Rainbow colours are the colours seen in rainbows and in other situations where visible light separates into its different wavelengths and the spectral colours corresponding with each wavelength become visible to the human eye.
- The rainbow colours (ROYGBV) in order of wavelength are red (longest wavelength), orange, yellow, green, blue and violet (shortest wavelength).
- It is the sensitivity of the human eye to this small part of the electromagnetic spectrum that results in our perception of colour.
- The names of rainbow colours are a matter more closely related to the relationship between perception and language than anything to do with physics or scientific accuracy. While the spectrum of light and the colours we see are both determined by wavelength, it’s our eyes and brains that turn these differences in light into the colours we experience.
- In the past, rainbows were sometimes portrayed as having seven colours: red, orange, yellow, green, blue, indigo and violet.
- Modern portrayals of rainbows reduce the number of colours to six spectral colours, ROYGBV.
- In reality, the colours of a rainbow form a continuous spectrum and there are no clear boundaries between one colour and the next.
A human observer is a person who engages in observation by watching things.
- In the presence of visible light, an observer perceives colour because the retina at the back of the human eye is sensitive to wavelengths of light that fall within the visible part of the electromagnetic spectrum.
- The visual experience of colour is associated with words such as red, blue, yellow, etc.
- The retina’s response to visible light can be described in terms of wavelength, frequency and brightness.
- Other properties of the world around us must be inferred from light patterns.
- An observation can take many forms such as:
- Watching an ocean sunset or the sky at night.
- Studying a baby’s face.
- Exploring something that can’t be seen by collecting data from an instrument or machine.

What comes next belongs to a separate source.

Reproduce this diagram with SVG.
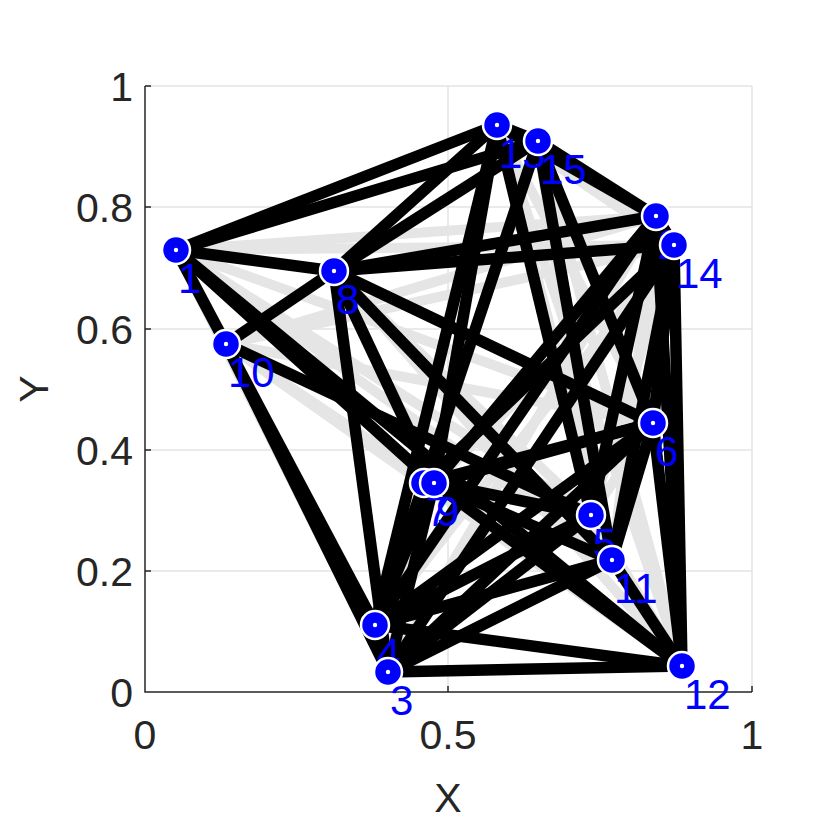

- Experimenting in a laboratory setting.
The spectral colour model represents the range of pure colours that correspond to specific wavelengths of visible light. These colours are called spectral colours because they are not created by mixing other colours but are produced by a single wavelength of light. This model is important because it directly reflects how human vision perceives light that comes from natural sources, like sunlight, which contains a range of wavelengths.

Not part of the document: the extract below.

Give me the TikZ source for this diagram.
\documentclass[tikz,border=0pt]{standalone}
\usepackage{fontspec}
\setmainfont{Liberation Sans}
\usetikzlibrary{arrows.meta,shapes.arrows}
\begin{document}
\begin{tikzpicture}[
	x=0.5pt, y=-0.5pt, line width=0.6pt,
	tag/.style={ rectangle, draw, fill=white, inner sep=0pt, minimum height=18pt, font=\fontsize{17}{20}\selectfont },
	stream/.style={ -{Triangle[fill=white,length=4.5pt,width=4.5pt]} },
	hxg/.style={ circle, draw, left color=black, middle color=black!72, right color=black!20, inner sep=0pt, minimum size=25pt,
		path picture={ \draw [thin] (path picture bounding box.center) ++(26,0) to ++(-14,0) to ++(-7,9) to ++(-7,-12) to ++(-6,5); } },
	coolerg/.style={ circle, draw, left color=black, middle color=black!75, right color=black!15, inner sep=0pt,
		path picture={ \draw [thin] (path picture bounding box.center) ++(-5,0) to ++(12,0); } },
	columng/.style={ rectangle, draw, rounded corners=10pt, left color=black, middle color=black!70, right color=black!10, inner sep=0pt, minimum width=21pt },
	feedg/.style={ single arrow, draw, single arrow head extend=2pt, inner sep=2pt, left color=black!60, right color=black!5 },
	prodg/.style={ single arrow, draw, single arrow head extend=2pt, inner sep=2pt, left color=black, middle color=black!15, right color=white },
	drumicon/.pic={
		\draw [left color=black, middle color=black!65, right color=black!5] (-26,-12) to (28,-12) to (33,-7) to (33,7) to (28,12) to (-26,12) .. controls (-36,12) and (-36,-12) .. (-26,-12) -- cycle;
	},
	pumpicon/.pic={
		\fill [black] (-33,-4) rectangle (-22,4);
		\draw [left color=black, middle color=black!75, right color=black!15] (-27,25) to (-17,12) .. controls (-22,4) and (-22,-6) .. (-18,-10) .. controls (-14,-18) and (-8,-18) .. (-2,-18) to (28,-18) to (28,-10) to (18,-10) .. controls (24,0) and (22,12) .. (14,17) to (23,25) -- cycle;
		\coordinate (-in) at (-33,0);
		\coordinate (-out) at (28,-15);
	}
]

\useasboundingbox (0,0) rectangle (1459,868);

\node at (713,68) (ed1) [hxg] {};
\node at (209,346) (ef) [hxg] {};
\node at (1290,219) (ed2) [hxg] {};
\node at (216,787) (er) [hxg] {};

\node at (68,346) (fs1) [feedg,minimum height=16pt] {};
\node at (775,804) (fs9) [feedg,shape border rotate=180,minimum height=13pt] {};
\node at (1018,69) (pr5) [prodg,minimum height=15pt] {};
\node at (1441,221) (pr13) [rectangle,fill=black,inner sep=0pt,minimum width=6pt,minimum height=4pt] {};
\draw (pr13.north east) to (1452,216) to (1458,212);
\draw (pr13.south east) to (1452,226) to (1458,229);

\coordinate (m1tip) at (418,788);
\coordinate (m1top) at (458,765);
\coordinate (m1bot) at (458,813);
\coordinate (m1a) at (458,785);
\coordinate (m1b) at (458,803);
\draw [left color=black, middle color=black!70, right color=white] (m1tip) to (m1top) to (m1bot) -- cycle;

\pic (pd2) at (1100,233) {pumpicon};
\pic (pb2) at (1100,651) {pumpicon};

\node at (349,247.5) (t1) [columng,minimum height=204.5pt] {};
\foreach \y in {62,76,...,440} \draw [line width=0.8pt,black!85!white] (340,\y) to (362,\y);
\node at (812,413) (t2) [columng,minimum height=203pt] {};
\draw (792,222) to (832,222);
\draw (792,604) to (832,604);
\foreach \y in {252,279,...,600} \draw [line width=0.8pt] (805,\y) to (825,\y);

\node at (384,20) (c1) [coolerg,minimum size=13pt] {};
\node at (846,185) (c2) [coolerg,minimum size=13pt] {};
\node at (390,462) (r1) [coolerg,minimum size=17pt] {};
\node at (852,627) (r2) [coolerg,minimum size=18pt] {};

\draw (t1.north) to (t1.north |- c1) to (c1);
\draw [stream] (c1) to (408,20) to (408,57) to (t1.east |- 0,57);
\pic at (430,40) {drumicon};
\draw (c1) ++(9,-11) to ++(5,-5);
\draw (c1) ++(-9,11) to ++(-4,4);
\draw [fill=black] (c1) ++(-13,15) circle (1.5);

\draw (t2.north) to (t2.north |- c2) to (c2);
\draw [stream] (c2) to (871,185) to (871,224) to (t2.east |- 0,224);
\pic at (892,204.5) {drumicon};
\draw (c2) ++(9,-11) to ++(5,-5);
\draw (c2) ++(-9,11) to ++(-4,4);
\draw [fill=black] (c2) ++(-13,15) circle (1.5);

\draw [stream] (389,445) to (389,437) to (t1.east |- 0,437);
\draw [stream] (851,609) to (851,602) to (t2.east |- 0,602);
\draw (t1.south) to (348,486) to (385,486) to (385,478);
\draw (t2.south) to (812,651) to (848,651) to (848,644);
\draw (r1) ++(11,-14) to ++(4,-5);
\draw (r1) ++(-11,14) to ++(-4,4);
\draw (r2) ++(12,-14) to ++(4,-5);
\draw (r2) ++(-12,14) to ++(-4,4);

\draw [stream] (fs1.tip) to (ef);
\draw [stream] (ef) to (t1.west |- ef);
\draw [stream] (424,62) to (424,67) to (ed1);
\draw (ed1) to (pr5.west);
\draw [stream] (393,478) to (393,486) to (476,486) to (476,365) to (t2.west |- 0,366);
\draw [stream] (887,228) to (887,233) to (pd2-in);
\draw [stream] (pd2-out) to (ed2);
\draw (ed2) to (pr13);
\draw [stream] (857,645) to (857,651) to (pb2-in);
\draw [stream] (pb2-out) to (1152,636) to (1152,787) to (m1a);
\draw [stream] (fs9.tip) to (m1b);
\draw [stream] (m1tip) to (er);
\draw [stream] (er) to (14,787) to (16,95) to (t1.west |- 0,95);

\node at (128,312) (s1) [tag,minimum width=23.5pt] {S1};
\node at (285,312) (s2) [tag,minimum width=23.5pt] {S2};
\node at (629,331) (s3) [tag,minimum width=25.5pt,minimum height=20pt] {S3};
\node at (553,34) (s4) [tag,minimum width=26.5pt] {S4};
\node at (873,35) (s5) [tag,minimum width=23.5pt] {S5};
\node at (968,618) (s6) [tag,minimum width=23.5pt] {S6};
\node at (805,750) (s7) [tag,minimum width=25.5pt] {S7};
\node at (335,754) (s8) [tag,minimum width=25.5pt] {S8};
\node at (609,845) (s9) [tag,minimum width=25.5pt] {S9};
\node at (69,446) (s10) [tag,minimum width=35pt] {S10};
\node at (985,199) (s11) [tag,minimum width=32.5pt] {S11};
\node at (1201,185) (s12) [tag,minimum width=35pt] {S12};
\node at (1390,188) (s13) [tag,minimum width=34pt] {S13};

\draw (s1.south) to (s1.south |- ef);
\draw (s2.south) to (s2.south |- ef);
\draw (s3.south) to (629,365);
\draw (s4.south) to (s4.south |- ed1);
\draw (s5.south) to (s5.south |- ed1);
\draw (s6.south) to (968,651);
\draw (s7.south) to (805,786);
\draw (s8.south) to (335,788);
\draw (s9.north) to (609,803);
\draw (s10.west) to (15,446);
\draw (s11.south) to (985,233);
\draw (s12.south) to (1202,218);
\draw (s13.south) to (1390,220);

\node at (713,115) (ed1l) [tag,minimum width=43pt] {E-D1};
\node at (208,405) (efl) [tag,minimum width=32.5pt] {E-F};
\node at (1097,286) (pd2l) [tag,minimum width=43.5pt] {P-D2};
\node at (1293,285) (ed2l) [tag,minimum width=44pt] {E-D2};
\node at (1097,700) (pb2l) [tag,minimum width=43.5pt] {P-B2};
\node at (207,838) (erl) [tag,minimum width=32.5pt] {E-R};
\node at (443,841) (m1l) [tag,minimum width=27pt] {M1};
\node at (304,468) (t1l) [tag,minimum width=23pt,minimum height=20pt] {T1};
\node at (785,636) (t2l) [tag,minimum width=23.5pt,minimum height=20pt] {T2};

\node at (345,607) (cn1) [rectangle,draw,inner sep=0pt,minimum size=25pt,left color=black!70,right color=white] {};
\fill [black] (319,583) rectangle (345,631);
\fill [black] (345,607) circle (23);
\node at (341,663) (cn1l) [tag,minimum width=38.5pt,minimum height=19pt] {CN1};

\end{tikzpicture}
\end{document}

- The spectral colour model is typically represented as a continuous strip, with red at one end (longest wavelength) and violet at the other (shortest wavelength).

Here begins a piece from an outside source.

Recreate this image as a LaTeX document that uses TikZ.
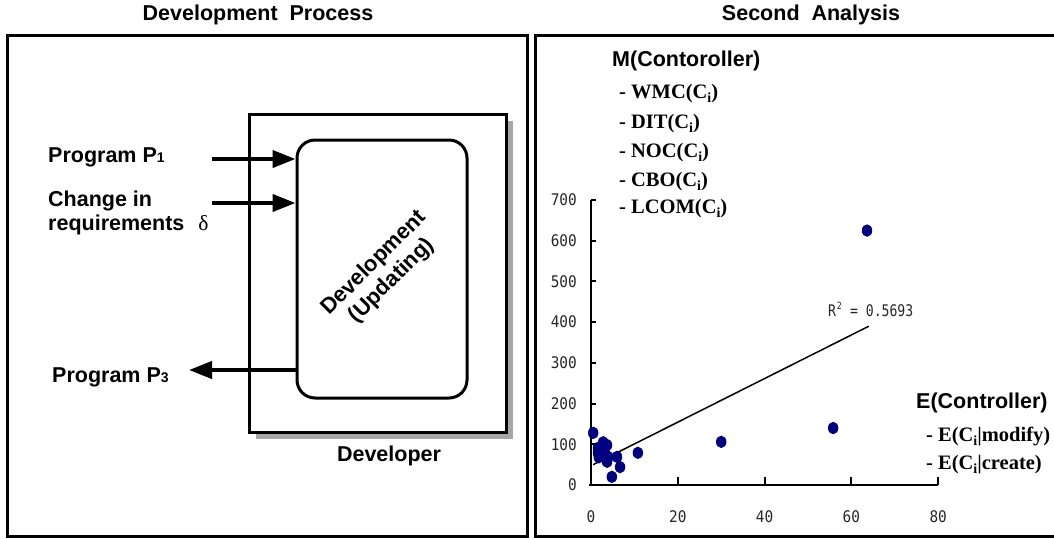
\documentclass[tikz,border=0pt]{standalone}
\usepackage{fontspec}
\usepackage{graphicx}
\setmainfont{Liberation Serif}
\setsansfont{Liberation Sans}
\setmonofont{DejaVu Sans Mono}
\usetikzlibrary{arrows.meta,shadows}
\definecolor{dotblue}{RGB}{0,0,128}
\definecolor{shadowgray}{RGB}{166,166,166}
% lowered bold subscript i used in the metric names
\newcommand\subi{\raisebox{-4pt}{\fontsize{14}{14}\selectfont\bfseries i}}
% smaller index digit of the program names
\newcommand\idx[1]{{\fontsize{14}{14}\selectfont #1}}
% condensed monospaced figures of the chart
\newcommand\axnum[1]{\scalebox{0.9}[1]{\fontsize{16}{16}\selectfont\ttfamily #1}}
\newcommand\fitnum[1]{\scalebox{0.82}[1]{\fontsize{16}{16}\selectfont\ttfamily #1}}

\begin{document}
\begin{tikzpicture}[x=1pt,y=-1pt,
  lbl/.style={font=\fontsize{21.5}{24}\selectfont\sffamily\bfseries, inner sep=0pt},
  metric/.style={font=\fontsize{20.5}{22}\selectfont\rmfamily\bfseries, inner sep=0pt, anchor=base west},
  ticklbl/.style={inner sep=0pt, text=black!85},
  panel/.style={draw, line width=3pt, inner sep=0pt},
  flow/.style={line width=4pt, -{Triangle[length=23pt,width=17pt]}},
  axisline/.style={line width=2pt},
  dot/.style={fill=dotblue}]

\useasboundingbox (0,0) rectangle (1054,538);

% ---------- panel frames and titles ----------
\node[panel, minimum width=520pt, minimum height=501pt] (lp) at (267,285.5) {};
\node[panel, minimum width=530pt, minimum height=501pt] (rp) at (800,285.5) {};
\node[lbl, anchor=base] (t1) at (258,20) {Development\ \ Process};
\node[lbl, anchor=base] (t2) at (811,20) {Second\ \ Analysis};

% ---------- development process ----------
\node[draw, line width=3pt, fill=white, minimum width=257pt, minimum height=318pt,
      drop shadow={shadow xshift=7pt, shadow yshift=-7pt, fill=shadowgray, opacity=1}]
      (devr) at (377.5,273) {};
\node[draw, line width=3pt, fill=white, rounded corners=18pt,
      minimum width=170pt, minimum height=258pt] (dev) at (382,269) {};
\node[lbl, rotate=45, align=center, font=\fontsize{22}{25}\selectfont\sffamily\bfseries]
      (devtxt) at (383,272) {Development\\(Updating)};
\node[lbl, anchor=base] (devlbl) at (389,461) {Developer};

\coordinate (p1s) at (212,159);
\coordinate (dls) at (212,203);
\coordinate (p3e) at (189,370);
\draw[flow] (p1s) -- (p1s -| dev.west);
\draw[flow] (dls) -- (dls -| dev.west);
\draw[flow] (p3e -| dev.west) -- (p3e);

\node[lbl, anchor=base west] (p1) at (48,162) {Program P\idx{1}};
\node[lbl, anchor=base west] (chg1) at (48,206) {Change in};
\node[lbl, anchor=base west] (chg2) at (48,230) {requirements\hspace{14pt}{\rmfamily\mdseries δ}};
\node[lbl, anchor=base west] (p3) at (52,382) {Program P\idx{3}};

% ---------- scatter chart ----------
\begin{scope}[shift={(591,485)}, x=4.34pt, y=0.4071pt]
  \draw[axisline] (0,700) -- (0,0) -- (80,0);
  \draw[axisline] (-0.4,0) -- (0,0);
  \foreach \v in {100,200,...,700}
    \draw[axisline] (0,\v) -- ++(5pt,0);
  \foreach \u in {20,40,60,80}
    \draw[axisline] (\u,0) -- ++(0,8pt);
  \foreach \v in {0,100,...,700}
    \node[ticklbl, anchor=east] at ([xshift=-14pt]0,\v) {\axnum{\v}};
  \foreach \u in {0,20,40,60,80}
    \node[ticklbl, anchor=base] at ([yshift=-37pt]\u,0) {\axnum{\u}};
  \draw[line width=1.5pt] (0.5,50) -- (64,390);
  \foreach \px/\py in {63.6/625, 55.8/140, 30/106, 10.8/79, 0.5/128, 2.8/105,
                       3.7/98, 1.6/91, 1.6/79, 1.8/68, 3.2/79, 4/69, 3.7/57,
                       6/69, 6.7/44, 4.8/20}
    \fill[dot] (\px,\py) ellipse [x radius=5.2pt, y radius=6.2pt];
\end{scope}

\node[ticklbl, anchor=base west] (r2) at (828,316)
  {\fitnum{R\hspace{1pt}\raisebox{7pt}{\fontsize{10}{10}\selectfont 2}\hspace{10pt}= 0.5693}};

\node[lbl, anchor=base west] (mh) at (612,66) {M(Contoroller)};
\node[metric] (m1) at (619,98) {- WMC(C\subi)};
\node[metric] (m2) at (619,128) {- DIT(C\subi)};
\node[metric] (m3) at (619,157) {- NOC(C\subi)};
\node[metric] (m4) at (619,186) {- CBO(C\subi)};
\node[metric] (m5) at (619,213) {- LCOM(C\subi)};

\node[lbl, anchor=base west] (eh) at (916,408) {E(Controller)};
\node[metric] (e1) at (926,441) {- E(C\subi|modify)};
\node[metric] (e2) at (926,469) {- E(C\subi|create)};
\end{tikzpicture}
\end{document}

- Wavelengths and Colour Perception: In the spectral colour model, each wavelength corresponds to a distinct colour, ranging from red (with the longest wavelength, around 700 nanometres) to violet (with the shortest wavelength, around 400 nanometres). The human eye perceives these colours as pure because they are not the result of mixing other wavelengths.
- Pure Colours: Spectral colours are considered “pure” because they are made up of only one wavelength. This is in contrast to colours produced by mixing light (like in the RGB colour model) or pigments (in the CMY model), where a combination of wavelengths leads to different colours.
- Applications: The spectral colour model is useful in understanding natural light phenomena like rainbows, where each visible colour represents a different part of the light spectrum. It is also applied in fields like optics to describe how the eye responds to light in a precise, measurable way.